Speaker:Sebastian Grieninger
Time:January 29,202116:00PM(Beijing Time)
Venue:302,Physics Building
Online report(ZOOM ID:829 6003 8091 Passcode: 369963)
Abstract:We investigate entanglement entropies in the context of the DS/dS correspondence. Interestingly, we find that there exists a one parameter family of bulk minimal surfaces that all have the same area. We also show that in the presence of extra matter fields the former entanglement entropy always exceeds the dS entropy. We interpret this result in the context of entropy bounds in de Sitter space and the swampland program.
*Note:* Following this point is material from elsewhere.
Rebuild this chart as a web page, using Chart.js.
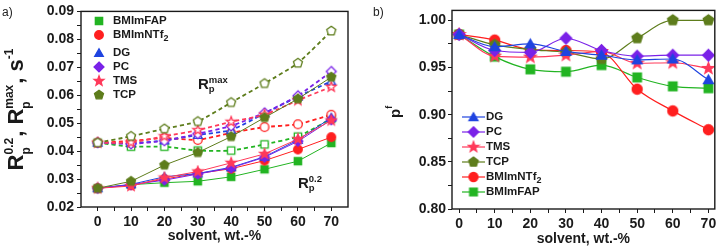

Furthermore, we consider the entanglement entropies in (A)dS(d+1) in the presence of a hard radial cutoff and compute the entanglement entropy for generic intervals on the cutoff slice analytically and interpret them in terms of TTbar deformations. Surprisingly, we find that we may write the entanglement entropies formally in the same way as the entanglement entropy for antipodal points on the sphere by introducing an effective radius Reff=Rcos(βϵ). Geometrically, this is equivalent to following the TTbar trajectory until the generic interval corresponds to antipodal points on the sphere. Finally, we match the entanglement entropies for antipodal points explicitly on the field theory and gravitational side by considering the Wald entropies.
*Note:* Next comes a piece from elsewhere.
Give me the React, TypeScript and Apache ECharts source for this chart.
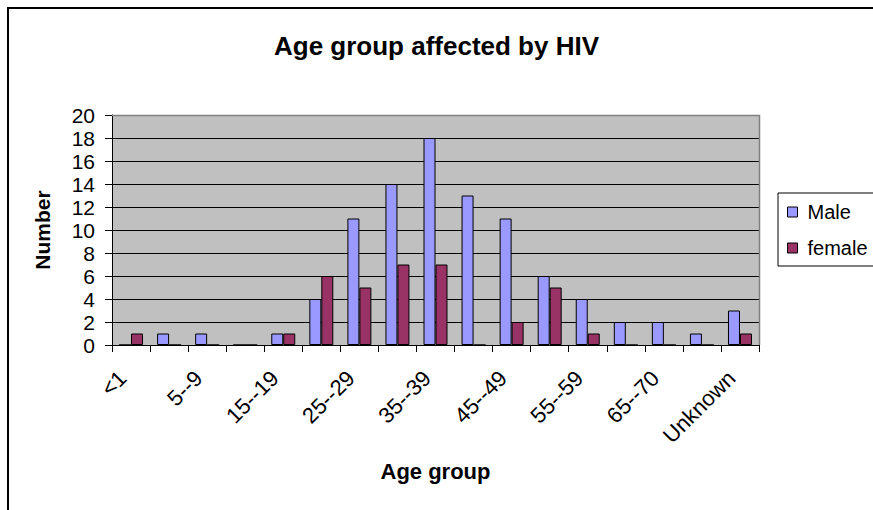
import React, { useEffect, useRef } from "react";
import * as echarts from "echarts";

const categories = ["<1", "1--4", "5--9", "10--14", "15--19", "20--24", "25--29", "30--34", "35--39", "40--44", "45--49", "50--54", "55--59", "60--64", "65--70", ">70", "Unknown"];
const maleValues = [0, 1, 1, 0, 1, 4, 11, 14, 18, 13, 11, 6, 4, 2, 2, 1, 3];
const femaleValues = [1, 0, 0, 0, 1, 6, 5, 7, 7, 0, 2, 5, 1, 0, 0, 0, 1];
const seriesNames = ["Male", "female"];
const yTicks = { min: 0, max: 20, interval: 2 };

const FONT = "'Liberation Sans', Arial, sans-serif";

export default function App() {
  const ref = useRef<HTMLDivElement>(null);
  useEffect(() => {
    if (!ref.current) return;
    const chart = echarts.init(ref.current, null, { renderer: "svg" });
    chart.setOption({
      animation: false,
      backgroundColor: "#ffffff",
      textStyle: { fontFamily: FONT },
      title: {
        text: "Age group affected by HIV",
        left: "center",
        top: 28,
        textStyle: { fontSize: 26, fontWeight: "bold", color: "#000", fontFamily: FONT },
      },
      graphic: [
        {
          type: "rect",
          shape: { x: 8, y: 8, width: 900, height: 560 },
          style: { fill: "none", stroke: "#000", lineWidth: 2 },
          silent: true,
        },
        {
          type: "polyline",
          shape: { points: [[112, 115.5], [759.5, 115.5], [759.5, 345]] },
          style: { fill: "none", stroke: "#808080", lineWidth: 1.5 },
          silent: true,
          z: 100,
        },
      ],
      legend: {
        orient: "vertical",
        left: 778,
        top: 193,
        padding: [9, 40, 8, 9],
        itemWidth: 10,
        itemHeight: 10,
        itemGap: 16,
        borderColor: "#000",
        borderWidth: 1,
        icon: "rect",
        itemStyle: { borderColor: "#000", borderWidth: 1 },
        textStyle: { fontSize: 20, color: "#000", lineHeight: 20, fontFamily: FONT, padding: [0, 0, 0, 5] },
        data: seriesNames,
      },
      grid: { left: 112, top: 115, right: 114, bottom: 165, backgroundColor: "#C0C0C0", show: true, borderWidth: 0 },
      xAxis: {
        type: "category",
        data: categories,
        name: "Age group",
        nameLocation: "middle",
        nameGap: 115,
        nameTextStyle: { fontSize: 22, fontWeight: "bold", color: "#000", fontFamily: FONT },
        axisLine: { lineStyle: { color: "#000", width: 1 } },
        axisTick: { show: true, interval: 0, length: 7, lineStyle: { color: "#000" }, alignWithLabel: false },
        axisLabel: { interval: 1, rotate: 45, fontSize: 22, color: "#000", margin: 21, padding: [0, 12, 0, 0], fontFamily: FONT },
      },
      yAxis: {
        type: "value",
        min: yTicks.min,
        max: yTicks.max,
        interval: yTicks.interval,
        name: "Number",
        nameLocation: "middle",
        nameRotate: 90,
        nameGap: 59,
        nameTextStyle: { fontSize: 21, fontWeight: "bold", color: "#000", fontFamily: FONT },
        axisLine: { show: true, lineStyle: { color: "#000", width: 1 } },
        axisTick: { show: true, length: 7, lineStyle: { color: "#000" } },
        axisLabel: { fontSize: 21, color: "#000", margin: 17, fontFamily: FONT },
        splitLine: { show: true, lineStyle: { color: "#000", width: 1 } },
      },
      series: [
        {
          name: seriesNames[0],
          type: "bar",
          data: maleValues,
          barGap: "0%",
          barCategoryGap: "37%",
          itemStyle: { color: "#9999FF", borderColor: "#000", borderWidth: 1 },
        },
        {
          name: seriesNames[1],
          type: "bar",
          data: femaleValues,
          barGap: "0%",
          barCategoryGap: "37%",
          itemStyle: { color: "#993366", borderColor: "#000", borderWidth: 1 },
        },
      ],
    });
    return () => chart.dispose();
  }, []);
  return (
    <div
      ref={ref}
      style={{ position: "absolute", left: 0, top: 0, width: 873, height: 510 }}
    />
  );
}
Brief Bio:Sebastian Grieninger obtained his PhD in 2020 from the Friedrich-Schiller University of Jena, Germany under the supervision of Prof. Martin Ammon. During his PhD, he was granted a Fulbright scholarship to visit the University of Washington, Seattle (USA) for 19 months. At the University of Washington he was working under the supervision of Prof. Andreas Karch on quantum information theoretic aspects of Holography in particular on entanglement entropies and swampland bounds in context of the so-called DS/dS correspondence and T\bar T deformations. In his Master and PhD thesis, he investigated the far- and close-to-equilibrium effects of chiral anomalies and (spontaneously) broken spacetime symmetries on the transport behavior of strongly coupled field theories. After his PhD, he was granted a DAAD scholarship to join the group of Prof. Anton Rebhan at the Vienna University of Technology in Austria for 6 months. As of November 2020, he is a Postdoctoral Researcher in the group of Prof. Karl Landsteiner and Dr. Daniel Areán at the Institute for Theoretical Physics at the Universidad Autónoma de Madrid/CSIC in Spain.